Text: Jan Rödger
Erstmals erschienen in Groove 148 (Mai/Juni 2014)

Was hat der Pont du Gard mit dem Stummfilm The Three Ages von Buster Keaton zu tun? Wenn man Jeff Mills fragt, dann kann die Antwort nur Techno sein. Der heute 51-Jährige ist unablässig dabei, seine Vision von Techno mit anderen Kunstformen zu verschmelzen. Jüngstes Beispiel ist der Film Man From Tomorrow, mit Mills und seiner Musik als Haupdarsteller. Es ist kein Porträt des Technopioniers, sondern ein Experimentalfilm, bei dem Mills seine eher utopische und ziemlich kryptische Weltsicht präsentiert. Doch bei allem Futurismus schaut Jeff Mills auch gerne zurück. Ein Gespräch über den Film, Detroit, seine Mutter und warum er vielleicht doch lieber ein Hip-Hop-DJ geblieben wäre.

Jeff, dein neuer Film „Man From Tomorrow“ ist ein Film mit kryptischer Bildsprache. Es fehlt zudem eine klassische Erzählstruktur. Meinst du nicht, dass die meisten Menschen nach einer Geschichte oder zumindest einer Botschaft in Filmen suchen?

Vielleicht. Aber auch nur, weil wir darauf programmiert wurden, nach Geschichten zu suchen. Sobald es kein konventionelles Storytelling gibt, hast du als Zuschauer nur zwei Möglichkeiten: Entweder du lässt dich darauf ein oder du schaltest ab. Aber die, die sich darauf einlassen, können etwas Neues und Wundervolles erleben. In Man From Tomorrow wollten die Regisseurin Jacqueline Caux und ich die psychologischen Aspekte der Musikproduktion darstellen. Der Film spiegelt so auch die geistige Haltung wider, die ich beim Produzieren immer erreichen will.

Wir sehen eine Menge futuristischer Architektur, deren Oberfläche sich von Zeit zu Zeit schlagartig ändert. Gleichzeitig sehen wir Menschen in Bewegung, die bei der Oberflächenänderung sofort innehalten.

Grundsätzlich ist das ein Symbol für unsere Umwelt, die sich schlagartig ändern kann. Wenn das passiert, müssen auch wir Menschen uns anpassen.


Video: TrailerMan From Tomorrow

Wie in deiner Heimatstadt Detroit? Mit der Modernisierung der Autoindustrie schwanden auch die Arbeitsplätze. In den vergangenen 30 Jahren hat die Motor City dadurch sehr viele Einwohner verloren, 2013 musste sie sogar Konkurs anmelden.

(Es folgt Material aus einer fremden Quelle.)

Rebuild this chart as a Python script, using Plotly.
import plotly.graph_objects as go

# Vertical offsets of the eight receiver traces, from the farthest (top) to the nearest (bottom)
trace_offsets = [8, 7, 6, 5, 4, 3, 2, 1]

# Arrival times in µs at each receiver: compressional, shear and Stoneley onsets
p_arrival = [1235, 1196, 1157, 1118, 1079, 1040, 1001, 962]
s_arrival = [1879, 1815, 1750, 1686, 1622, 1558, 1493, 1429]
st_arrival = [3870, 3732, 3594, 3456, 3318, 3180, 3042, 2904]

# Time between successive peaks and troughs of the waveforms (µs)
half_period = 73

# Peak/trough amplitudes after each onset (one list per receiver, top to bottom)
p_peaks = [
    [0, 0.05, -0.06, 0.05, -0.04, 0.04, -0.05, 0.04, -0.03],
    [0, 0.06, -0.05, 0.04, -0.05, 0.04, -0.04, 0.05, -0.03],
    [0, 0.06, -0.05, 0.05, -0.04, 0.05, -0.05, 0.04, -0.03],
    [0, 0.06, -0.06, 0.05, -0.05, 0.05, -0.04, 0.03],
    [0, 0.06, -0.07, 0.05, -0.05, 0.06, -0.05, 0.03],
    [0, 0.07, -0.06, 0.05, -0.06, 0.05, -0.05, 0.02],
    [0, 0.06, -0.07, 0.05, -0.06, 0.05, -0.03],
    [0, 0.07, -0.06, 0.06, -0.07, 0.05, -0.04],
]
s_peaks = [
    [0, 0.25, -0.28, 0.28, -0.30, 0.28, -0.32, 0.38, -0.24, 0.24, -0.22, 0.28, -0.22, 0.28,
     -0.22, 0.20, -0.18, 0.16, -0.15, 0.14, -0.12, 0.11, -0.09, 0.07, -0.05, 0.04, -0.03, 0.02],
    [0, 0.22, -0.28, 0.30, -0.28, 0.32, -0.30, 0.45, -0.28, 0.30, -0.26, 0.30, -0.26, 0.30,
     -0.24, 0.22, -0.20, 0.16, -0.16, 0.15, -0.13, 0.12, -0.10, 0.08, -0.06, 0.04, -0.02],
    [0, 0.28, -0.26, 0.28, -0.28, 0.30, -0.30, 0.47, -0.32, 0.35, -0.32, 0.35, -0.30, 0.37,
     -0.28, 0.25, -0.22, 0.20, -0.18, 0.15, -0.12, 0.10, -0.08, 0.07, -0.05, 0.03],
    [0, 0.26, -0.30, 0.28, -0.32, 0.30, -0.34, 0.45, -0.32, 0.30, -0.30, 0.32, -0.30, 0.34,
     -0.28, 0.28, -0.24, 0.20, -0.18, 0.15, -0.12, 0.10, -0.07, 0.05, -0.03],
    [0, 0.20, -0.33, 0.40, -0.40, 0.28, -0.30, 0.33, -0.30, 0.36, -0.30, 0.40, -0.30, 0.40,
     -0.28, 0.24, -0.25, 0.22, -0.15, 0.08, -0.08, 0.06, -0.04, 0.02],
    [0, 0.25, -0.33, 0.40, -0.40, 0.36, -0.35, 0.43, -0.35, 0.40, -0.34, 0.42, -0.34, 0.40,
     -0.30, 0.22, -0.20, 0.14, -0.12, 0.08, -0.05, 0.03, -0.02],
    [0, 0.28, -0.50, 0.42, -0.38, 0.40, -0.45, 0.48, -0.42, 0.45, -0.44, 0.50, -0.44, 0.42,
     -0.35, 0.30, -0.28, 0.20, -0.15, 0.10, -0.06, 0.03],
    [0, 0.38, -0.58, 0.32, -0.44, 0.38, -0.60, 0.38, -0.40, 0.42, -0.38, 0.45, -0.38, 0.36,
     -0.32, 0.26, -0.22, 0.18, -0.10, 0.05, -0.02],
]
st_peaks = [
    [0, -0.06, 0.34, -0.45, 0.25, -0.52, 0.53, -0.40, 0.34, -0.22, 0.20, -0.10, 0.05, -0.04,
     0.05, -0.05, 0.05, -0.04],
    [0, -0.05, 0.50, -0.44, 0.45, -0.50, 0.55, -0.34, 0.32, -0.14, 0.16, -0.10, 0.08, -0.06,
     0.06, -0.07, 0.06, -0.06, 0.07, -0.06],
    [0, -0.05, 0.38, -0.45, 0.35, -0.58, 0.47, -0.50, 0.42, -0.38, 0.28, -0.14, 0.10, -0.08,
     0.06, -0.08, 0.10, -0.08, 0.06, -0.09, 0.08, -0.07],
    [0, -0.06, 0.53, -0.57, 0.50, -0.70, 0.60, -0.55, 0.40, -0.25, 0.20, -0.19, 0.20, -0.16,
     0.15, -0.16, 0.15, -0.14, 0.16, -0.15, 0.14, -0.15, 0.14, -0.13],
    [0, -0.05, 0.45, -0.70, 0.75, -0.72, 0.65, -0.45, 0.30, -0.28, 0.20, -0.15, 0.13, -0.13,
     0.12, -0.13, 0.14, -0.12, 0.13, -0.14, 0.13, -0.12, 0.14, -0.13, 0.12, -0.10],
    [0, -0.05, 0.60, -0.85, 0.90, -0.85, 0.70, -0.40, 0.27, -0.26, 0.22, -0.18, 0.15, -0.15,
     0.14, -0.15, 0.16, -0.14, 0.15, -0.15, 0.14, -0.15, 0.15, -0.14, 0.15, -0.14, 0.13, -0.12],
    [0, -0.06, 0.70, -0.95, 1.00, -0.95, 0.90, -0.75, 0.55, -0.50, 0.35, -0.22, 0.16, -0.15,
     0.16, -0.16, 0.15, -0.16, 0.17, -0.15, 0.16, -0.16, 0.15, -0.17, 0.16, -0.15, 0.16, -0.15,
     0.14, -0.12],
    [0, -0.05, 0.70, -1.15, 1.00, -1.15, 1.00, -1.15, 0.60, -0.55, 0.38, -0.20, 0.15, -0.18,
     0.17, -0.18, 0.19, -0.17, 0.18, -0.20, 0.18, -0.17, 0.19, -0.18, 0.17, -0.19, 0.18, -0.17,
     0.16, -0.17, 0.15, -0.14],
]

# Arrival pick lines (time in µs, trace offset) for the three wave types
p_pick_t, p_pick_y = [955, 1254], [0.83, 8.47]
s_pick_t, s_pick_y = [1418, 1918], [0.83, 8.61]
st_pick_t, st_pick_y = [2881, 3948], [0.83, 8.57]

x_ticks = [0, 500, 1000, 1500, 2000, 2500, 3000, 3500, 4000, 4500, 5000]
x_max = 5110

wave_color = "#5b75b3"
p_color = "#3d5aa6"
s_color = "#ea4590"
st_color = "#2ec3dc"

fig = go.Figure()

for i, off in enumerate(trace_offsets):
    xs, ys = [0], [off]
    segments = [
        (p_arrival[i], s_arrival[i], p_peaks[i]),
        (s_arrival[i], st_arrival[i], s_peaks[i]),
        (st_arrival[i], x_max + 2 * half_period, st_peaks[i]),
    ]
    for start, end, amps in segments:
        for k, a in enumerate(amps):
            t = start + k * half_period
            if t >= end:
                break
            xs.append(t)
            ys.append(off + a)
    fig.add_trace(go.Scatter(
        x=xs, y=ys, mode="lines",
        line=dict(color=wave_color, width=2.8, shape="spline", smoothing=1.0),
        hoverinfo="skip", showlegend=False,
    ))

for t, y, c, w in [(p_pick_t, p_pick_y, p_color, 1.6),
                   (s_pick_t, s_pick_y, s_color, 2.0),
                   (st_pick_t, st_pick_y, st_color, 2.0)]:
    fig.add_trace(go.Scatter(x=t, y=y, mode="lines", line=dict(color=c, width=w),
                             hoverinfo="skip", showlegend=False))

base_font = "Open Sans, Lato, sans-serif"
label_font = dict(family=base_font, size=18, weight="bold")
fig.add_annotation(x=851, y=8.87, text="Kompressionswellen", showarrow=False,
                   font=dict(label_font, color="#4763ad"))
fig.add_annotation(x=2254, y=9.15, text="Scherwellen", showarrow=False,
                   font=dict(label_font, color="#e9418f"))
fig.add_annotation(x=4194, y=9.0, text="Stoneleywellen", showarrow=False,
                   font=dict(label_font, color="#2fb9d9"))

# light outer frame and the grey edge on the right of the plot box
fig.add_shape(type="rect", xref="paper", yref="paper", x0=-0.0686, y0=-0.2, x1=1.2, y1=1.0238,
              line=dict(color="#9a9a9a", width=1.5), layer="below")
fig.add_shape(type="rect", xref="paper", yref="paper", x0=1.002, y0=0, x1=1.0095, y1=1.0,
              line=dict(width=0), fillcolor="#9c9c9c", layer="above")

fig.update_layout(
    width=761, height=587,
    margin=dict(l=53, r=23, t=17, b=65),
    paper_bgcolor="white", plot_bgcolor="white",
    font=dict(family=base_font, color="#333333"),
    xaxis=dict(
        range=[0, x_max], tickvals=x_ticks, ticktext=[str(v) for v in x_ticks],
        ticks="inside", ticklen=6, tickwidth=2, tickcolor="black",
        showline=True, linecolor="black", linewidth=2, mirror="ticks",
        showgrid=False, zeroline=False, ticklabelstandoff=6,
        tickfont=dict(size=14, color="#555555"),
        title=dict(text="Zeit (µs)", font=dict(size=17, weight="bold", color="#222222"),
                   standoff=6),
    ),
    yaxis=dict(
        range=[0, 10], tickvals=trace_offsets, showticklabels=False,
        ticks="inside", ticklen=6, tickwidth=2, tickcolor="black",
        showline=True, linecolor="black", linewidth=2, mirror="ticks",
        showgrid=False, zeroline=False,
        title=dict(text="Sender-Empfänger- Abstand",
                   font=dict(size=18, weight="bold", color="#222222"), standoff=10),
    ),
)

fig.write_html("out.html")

Ehrlich gesagt habe ich Detroit ganz anders in Erinnerung, als es heute ist. Ich habe fast meine ganze Jugend in dieser Stadt verbracht und bin mit Anfang 20 weggezogen. Und als ich jung war, habe ich mich für Basketball, Radfahren oder Mädchen interessiert. (lacht) Zu dieser Zeit war Detroit eine Stadt der Mittelschicht – wie fast jede andere Stadt auch. Eigentlich sogar gehobene Mittelschicht, mit recht hohem Bildungsniveau und einem guten sozialen Klima. Man war an Kultur interessiert, der Zugang zum Rest der Welt war einfach. Allerdings war Detroit auch schon immer ein raues Pflaster, die Menschen haben sich daran gewöhnt. Klar, es gibt jede Menge verlassene Gebäude, sogar ganze Straßenzüge sind leer. Aber ein paar Blocks weiter findest du auch wieder eine lebendige Nachbarschaft, und diese Menschen gehen nirgendwohin!

Das Detroiter Kollektiv Scan 7 sagte mal, dass Detroit über drei natürliche Ressourcen verfügt: Trinkwasser, Salz und Techno. Richtig?

Ja, ich denke, das ist korrekt! (lacht) Ich glaube, dass sich dieser Ausspruch vor allem auf die anfängliche Entwicklung von Techno in Detroit bezieht. Denn das war schon irgendwie natürlich: Wenige der Protagonisten damals standen in Beziehung oder gar im Austausch zueinander, es gab viele Einzelgänger. Ich denke, dass das vermutlich auch zu den vielen Stilen geführt hat, die unter dem Namen Techno veröffentlicht wurden. Wir waren nicht alle im selben Raum und haben zusammen gejammt und diese Musik gemacht. Derrick May und Juan Atkins kannten sich, Kevin Saunderson kam später dazu. Aber der Rest hat so ziemlich unabhängig voneinander an seiner Version von Techno gearbeitet.